Right, Ron.

Last month, I was playing my Edison Standard and WHAAMMM!  The machine
literally jumped up off the table and luckily landed on its feet without
tipping over (it has a large morning glory horn).

I thought the spring broke.  I took the phonograph apart and found out that
it was not the spring.  It was one of the idler gears that transmits power
from the spring barrel to the lower drive pulley.  The gear shaft broke off,
the gear went flying, and the spring violently unwound.  When the gear let
go, it damaged the teeth of one of its mates.

I managed to get a new shaft pressed into the gear by George Vollema and I
repaired the damaged teeth on the other gear with a swiss file.  I
reassembled the machine, but I just could not get the spring to catch on the
hook on the winding shaft.  I kept bending the end of the spring into a
tighter coil, but it would just keep jumping off when I wound the crank.
Apparently, when the gear let go, the spring unwound and bent away from the
hook.

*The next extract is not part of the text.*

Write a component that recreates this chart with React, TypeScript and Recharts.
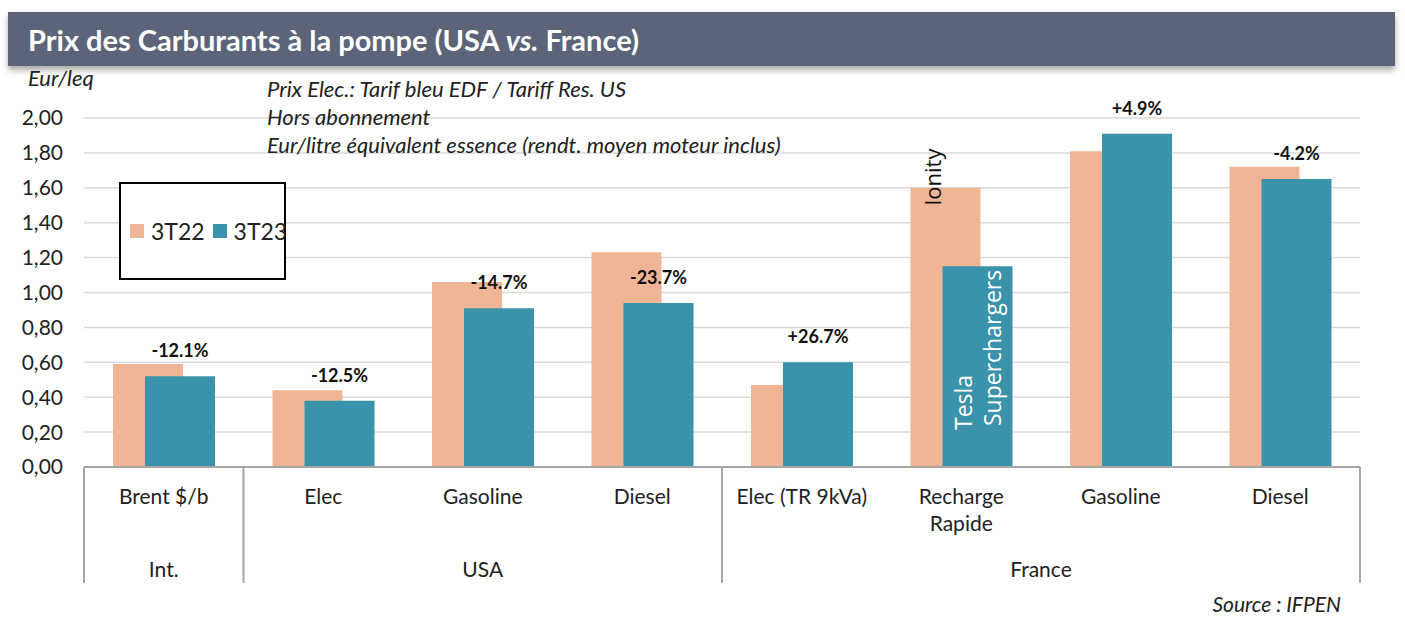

Finally, I stuck a small screw driver into a little hole in the side
of the spring barrel as I cranked, pushing the coils towards the shaft.
Finally, it hooked and I was able to wind the spring again.

When I got done, I was covered with black graphite grease, my work bench was
filthy, and my tools were all gunked up.  What a mess!  But, now my machine
is working again.

-Phil

On 7/24/04 9:08 PM, "Ron L'Herault" <[email protected]> wrote:

> Be prepared to get dirty.  Make note of which way the spring winds in
> the barrel.  Even broke springs will unwind violently when you pull them
> out of the barrel.  I drop mine into a heavy sack and using pliers held
> in a gloved hand, pull on the center winding to get the spring out.